Public Art in Lincoln

Before I went to Lincoln, Nebraska, I was excited. Excited for the SAQA conference and just as excited about staying in a printmaking studio. And I was also a slight bit anxious. I was traveling alone, which I have no problem doing. But often when I travel alone, I am going somewhere familiar or where there is somebody I know.

If I am going somewhere new, it is usually me driving my car which gives me the false sense of having some control. It is unusual for me to fly alone to somewhere new, where I don’t know anybody and to not have a car, as was the case for the trip to Lincoln. I can’t really think of the last time that has happened.

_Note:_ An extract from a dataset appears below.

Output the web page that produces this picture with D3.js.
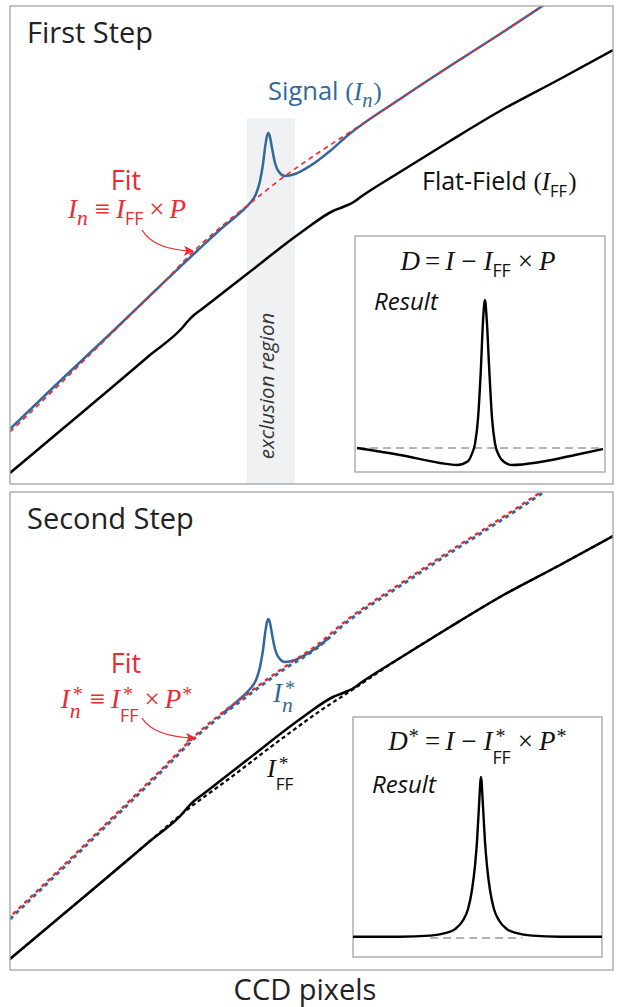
<!DOCTYPE html>
<html>
<head>
<meta charset="utf-8">
<script src="https://cdn.jsdelivr.net/npm/d3@7"></script>
<style>
  body { margin: 0; background: #fff; }
  svg { display: block; }
  text { white-space: pre; }
</style>
</head>
<body>
<div id="chart"></div>
<script>
// Values: x = CCD pixel, y = intensity (arbitrary units)
const signal = [[0,55],[50,103],[100,150],[150,198],[187,233],[212,256],[232,273],[240,281],[246,290],[250,303],[253,320],[255,336],[257,348],[258.5,351],[260,347],[262,336],[265,321],[269,312],[275,308],[285,310],[300,318],[320,333],[337,348],[390,385],[440,418],[490,450],[540,483]];
const fit1 = [[0,52],[50,100],[100,149],[150,198],[187,236],[212,258],[238,279],[275,308],[305,329],[337,350],[390,385],[440,418],[490,450],[540,483]];
const flatField = [[0,11],[50,53],[100,95],[140,129],[173,157],[178,163],[184,169],[192,175],[237,210],[293,253],[323,273],[333,277],[342,281],[352,288],[390,312],[440,343],[490,373],[550,405],[603,434]];
const flatFieldStar = [[0,11],[50,53],[100,95],[140,129],[173,157],[220,192],[270,230],[310,259],[345,282],[390,312],[440,343],[490,373],[550,405],[603,434]];
const fitStar = [[0,53],[50,101],[100,150],[150,199],[187,236],[240,278],[273,302],[307,325],[337,350],[390,386],[440,419],[490,451],[540,484]];
const signalStar = [[0,51],[50,99],[100,148],[150,197],[187,234],[240,276],[273,300],[307,322],[337,348],[390,384],[440,417],[490,449],[540,482]];
const exclusion = [237, 285];
const exclusionTop = 366;
// insets: x = 0..100 across the inset, y = difference (peak = 10)
const result1 = [[0,0],[17.5,-0.47],[33.7,-1.01],[40.7,-1.15],[45.1,-0.9],[46.7,-0.4],[48.0,0.3],[49.2,2.0],[50.4,5.5],[51.2,8.5],[52.0,10],[52.8,8.5],[53.7,5.5],[54.9,2.0],[56.1,0.3],[57.7,-0.5],[59.8,-0.95],[63.0,-1.15],[74.4,-0.95],[88.6,-0.47],[100,-0.07]];
const result2 = [[0,0.08],[18.9,0.08],[30.9,0.15],[36.9,0.3],[41.0,0.55],[44.2,1.1],[46.2,1.8],[47.8,3.0],[49.0,4.5],[49.8,6.0],[50.6,8.2],[51.4,10],[52.2,8.2],[53.0,6.0],[53.8,4.5],[55.0,3.0],[56.6,1.8],[58.6,1.1],[61.8,0.55],[65.9,0.3],[71.9,0.15],[83.1,0.08],[100,0.08]];
const zeroLine1 = [0, 100];
const zeroLine2 = [31, 68];
const arrowTips = [[183, 233], [185, 232]];

const W = 633, H = 1007;
const blue = "#31699c", red = "#ec2a2f", grey = "#a3a3a3";
const sans = "'Open Sans', 'Noto Sans', sans-serif";
const serif = "'Liberation Serif', 'DejaVu Serif', serif";

const svg = d3.select("#chart").append("svg").attr("width", W).attr("height", H);
const defs = svg.append("defs");
defs.append("marker").attr("id", "arrow").attr("viewBox", "0 0 10 10")
  .attr("refX", 9).attr("refY", 5).attr("markerWidth", 10).attr("markerHeight", 10)
  .attr("markerUnits", "userSpaceOnUse").attr("orient", "auto")
  .append("path").attr("d", "M0,0L10,5L0,10L2.5,5Z").attr("fill", red);

const x = d3.scaleLinear([0, 603], [10, 613]);
const panels = [
  { top: 6, bottom: 484 },
  { top: 492, bottom: 970 }
];

function piece(g, str, px, py, font, size, italic) {
  const t = g.append("text").attr("x", px).attr("y", py)
    .style("font-family", font).style("font-size", size + "px")
    .style("font-style", italic ? "italic" : "normal").text(str);
  return t.node().getComputedTextLength();
}

// lays out text pieces one after another; {sup, sub} pieces stack on one spot
function formula(parent, px, py, parts, size, color, anchor) {
  const g = parent.append("g").attr("fill", color);
  let cx = 0;
  for (const p of parts) {
    const pad = p.pad || 0;
    if (p.t != null) {
      cx += pad;
      cx += piece(g, p.t, cx, 0, p.serif ? serif : sans, p.size || size, p.it);
      cx += pad;
    } else {
      const stacked = !!p.sup && !!p.sub;
      let w1 = 0, w2 = 0;
      const sd = p.supDx == null ? 2 : p.supDx;
      if (p.sup) w1 = sd + piece(g, p.sup, cx + sd, -size * 0.26, serif, size * 0.75, false);
      if (p.sub) {
        const dy = p.subSerif ? (stacked ? 0.38 : 0.26) : (stacked ? 0.5 : 0.26);
        w2 = piece(g, p.sub, cx, size * dy, p.subSerif ? serif : sans,
          p.subSerif ? size * 0.8 : size * 0.66, p.subSerif);
      }
      cx += Math.max(w1, w2) + 1;
    }
  }
  const off = anchor === "middle" ? -cx / 2 : anchor === "end" ? -cx : 0;
  g.attr("transform", `translate(${px + off},${py})`);
  return g;
}

panels.forEach((p, i) => {
  const y = d3.scaleLinear([0, 478], [p.bottom, p.top]);
  const g = svg.append("g");
  const clipId = "clip" + i;
  defs.append("clipPath").attr("id", clipId).append("rect")
    .attr("x", 10).attr("y", p.top).attr("width", 603).attr("height", p.bottom - p.top);

  const line = d3.line().x(d => x(d[0])).y(d => y(d[1])).curve(d3.curveMonotoneX);
  const plot = g.append("g").attr("clip-path", `url(#${clipId})`);

  if (i === 0) {
    plot.append("rect")
      .attr("x", x(exclusion[0])).attr("width", x(exclusion[1]) - x(exclusion[0]))
      .attr("y", y(exclusionTop)).attr("height", y(0) - y(exclusionTop))
      .attr("fill", "#f0f1f3");
    plot.append("text")
      .attr("transform", `translate(${(x(exclusion[0]) + x(exclusion[1])) / 2 + 3},${386}) rotate(-90)`)
      .attr("text-anchor", "middle").style("font-family", sans).style("font-size", "20.5px")
      .style("font-style", "italic").attr("fill", "#333").text("exclusion region");

    plot.append("path").datum(flatField).attr("d", line)
      .attr("fill", "none").attr("stroke", "#000").attr("stroke-width", 2.5);
    plot.append("path").datum(signal).attr("d", line)
      .attr("fill", "none").attr("stroke", blue).attr("stroke-width", 2.5);
    plot.append("path").datum(fit1).attr("d", line)
      .attr("fill", "none").attr("stroke", red).attr("stroke-width", 1.6)
      .attr("stroke-dasharray", "5,4");
  } else {
    plot.append("path").datum(flatField).attr("d", line)
      .attr("fill", "none").attr("stroke", "#000").attr("stroke-width", 2.5);
    plot.append("path").datum(flatFieldStar).attr("d", line)
      .attr("fill", "none").attr("stroke", "#000").attr("stroke-width", 2.2)
      .attr("stroke-dasharray", "4,3");
    plot.append("path").datum(signal.filter(d => d[0] >= 190 && d[0] <= 330)).attr("d", line)
      .attr("fill", "none").attr("stroke", blue).attr("stroke-width", 2.5);
    plot.append("path").datum(signalStar).attr("d", line)
      .attr("fill", "none").attr("stroke", blue).attr("stroke-width", 3)
      .attr("stroke-dasharray", "4,4");
    plot.append("path").datum(fitStar).attr("d", line)
      .attr("fill", "none").attr("stroke", red).attr("stroke-width", 2.4)
      .attr("stroke-dasharray", "4,4").attr("stroke-dashoffset", 4);
  }

  g.append("rect").attr("x", 10).attr("y", p.top).attr("width", 603)
    .attr("height", p.bottom - p.top).attr("fill", "none")
    .attr("stroke", grey).attr("stroke-width", 1.3);

  // title
  g.append("text").attr("x", 27).attr("y", p.top + 37)
    .style("font-family", sans).style("font-size", "29px").attr("fill", "#222")
    .text(i === 0 ? "First Step" : "Second Step");

  // fit label + arrow
  const star = i === 1;
  g.append("text").attr("x", 126).attr("y", p.top + (i === 0 ? 184 : 181))
    .attr("text-anchor", "middle").style("font-family", sans).style("font-size", "27px")
    .attr("fill", red).text("Fit");
  formula(g, 127, p.top + (i === 0 ? 212 : 216), [
    { t: "I", serif: true, it: true },
    star ? { sup: "*", sub: "n", subSerif: true, supDx: 3 } : { sub: "n", subSerif: true },
    { t: "≡", serif: true, pad: 6 },
    { t: "I", serif: true, it: true },
    star ? { sup: "*", sub: "FF", supDx: 3 } : { sub: "FF" },
    { t: "×", serif: true, pad: 5 },
    { t: "P", serif: true, it: true },
    star ? { sup: "*", supDx: 1 } : null
  ].filter(Boolean), 27, red, "middle");

  const tip = arrowTips[i];
  const tx = x(tip[0]), ty = y(tip[1]);
  const sx = x(132), sy = p.top + (i === 0 ? 224 : 226);
  g.append("path")
    .attr("d", `M${sx},${sy} Q${sx + 12},${ty - 1} ${tx},${ty}`)
    .attr("fill", "none").attr("stroke", red).attr("stroke-width", 1.3)
    .attr("marker-end", "url(#arrow)");

  if (i === 0) {
    formula(g, 268, 100, [
      { t: "Signal " }, { t: "(", serif: true }, { t: "I", serif: true, it: true },
      { sub: "n", subSerif: true }, { t: ")", serif: true }
    ], 25.5, blue, "start");
    formula(g, 422, 190, [
      { t: "Flat-Field " }, { t: "(", serif: true }, { t: "I", serif: true, it: true },
      { sub: "FF" }, { t: ")", serif: true }
    ], 25, "#111", "start");
  } else {
    formula(g, 273, 702, [
      { t: "I", serif: true, it: true }, { sup: "*", sub: "n", subSerif: true, supDx: 3 }
    ], 27, blue, "start");
    formula(g, 267, 777, [
      { t: "I", serif: true, it: true }, { sup: "*", sub: "FF", supDx: 3 }
    ], 26, "#111", "start");
  }

  // inset
  const ins = i === 0
    ? { l: 355, r: 605, t: 236, b: 472, base: 448, peak: 300, data: result1, zero: zeroLine1, cl: 357, cr: 603 }
    : { l: 353, r: 602, t: 717, b: 957, base: 938, peak: 777, data: result2, zero: zeroLine2, cl: 353, cr: 602 };
  const ix = d3.scaleLinear([0, 100], [ins.cl, ins.cr]);
  const iy = d3.scaleLinear([0, 10], [ins.base, ins.peak]);
  const ig = g.append("g");
  ig.append("rect").attr("x", ins.l).attr("y", ins.t).attr("width", ins.r - ins.l)
    .attr("height", ins.b - ins.t).attr("fill", "#fff").attr("stroke", grey).attr("stroke-width", 1.3);
  ig.append("line").attr("x1", ix(ins.zero[0])).attr("x2", ix(ins.zero[1]))
    .attr("y1", iy(0)).attr("y2", iy(0)).attr("stroke", "#999").attr("stroke-width", 1.6)
    .attr("stroke-dasharray", "8,5");
  const iline = d3.line().x(d => ix(d[0])).y(d => iy(d[1])).curve(d3.curveMonotoneX);
  ig.append("path").datum(ins.data).attr("d", iline)
    .attr("fill", "none").attr("stroke", "#000").attr("stroke-width", 2.4);

  formula(ig, 478, i === 0 ? 270 : 750, [
    { t: "D", serif: true, it: true },
    star ? { sup: "*", supDx: 1 } : null,
    { t: "=", serif: true, pad: 5 },
    { t: "I", serif: true, it: true },
    { t: "−", serif: true, pad: 7 },
    { t: "I", serif: true, it: true },
    star ? { sup: "*", sub: "FF", supDx: 3 } : { sub: "FF" },
    { t: "×", serif: true, pad: 6 },
    { t: "P", serif: true, it: true },
    star ? { sup: "*", supDx: 1 } : null
  ].filter(Boolean), 27, "#111", "middle");
  ig.append("text").attr("x", ins.l + 19).attr("y", i === 0 ? 310 : 793)
    .style("font-family", sans).style("font-size", "24px").style("font-style", "italic")
    .attr("fill", "#111").text("Result");
});

svg.append("text").attr("x", 305).attr("y", 1000).attr("text-anchor", "middle")
  .style("font-family", sans).style("font-size", "29px").attr("fill", "#222").text("CCD pixels");
</script>
</body>
</html>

It was my first time to Lincoln and my first time to use Uber. I had downloaded the app before I left Boise. I knew I could get a taxi from the airport, but gave Uber a try instead. I had a nice driver. For the rest of my stay, I relied on my feet and legs to get me where I wanted to go. (Uber saved me when I had to quickly get to the Omaha airport because of a canceled flight in Lincoln.)

I was staying about a mile away from the conference hotel and Lincoln is not too big. While walking around, I discovered public artworks. There were lots of heart shapes as part of Lincoln’s sesquicentennial (150 years) celebration this year, decorated by different artists and placed in various spots around the city.

 

With Heart We Grow by Gabriela Vlad Moscu

Oneness by Nicki Nix and the Metal Art Team at TMCO

 

Pieces of Nebraska by Abby Olson

When I looked at the information plaques on these hearts, I was surprised to see that all of them said, “Presented by: Sadie Dog Fund and Hope College Center a program of Boys Hope Girls Hope.” I earned my art and business degrees from Hope College, which is in Michigan. I wondered what the connection was for them supporting this project in Nebraska.

The hearts weren’t the only public artworks around town and on University of Nebraska campus. I really liked this one below by Claes Oldenburg (of whom I have heard) and Coosje Van Bruggen, entitled Torn Notebook.

 

Torn Notebook by Claes Oldenburg and Coosje Van Bruggen

 

Torn Notebook by Claes Oldenburg and Coosje Van Bruggen

Another artist I am familiar with, but didn’t realize (or remember) he was based in Omaha, is Jun Kaneko. The Boise Art Museum has a few of his ceramic pieces and hosted an exhibition of his work some years ago. This piece below is Kaneko’s work entitled Ascent.

Ascent by Jun Kaneko

It appears to be made with pieces of glass.

 

Detail of Ascent by Jun Kaneko

And here are a few more pieces. I am sorry I don’t have the artist names and titles for these.

 

 

 

 

There was more public art than I shared here. I think that public art makes cities much more interesting.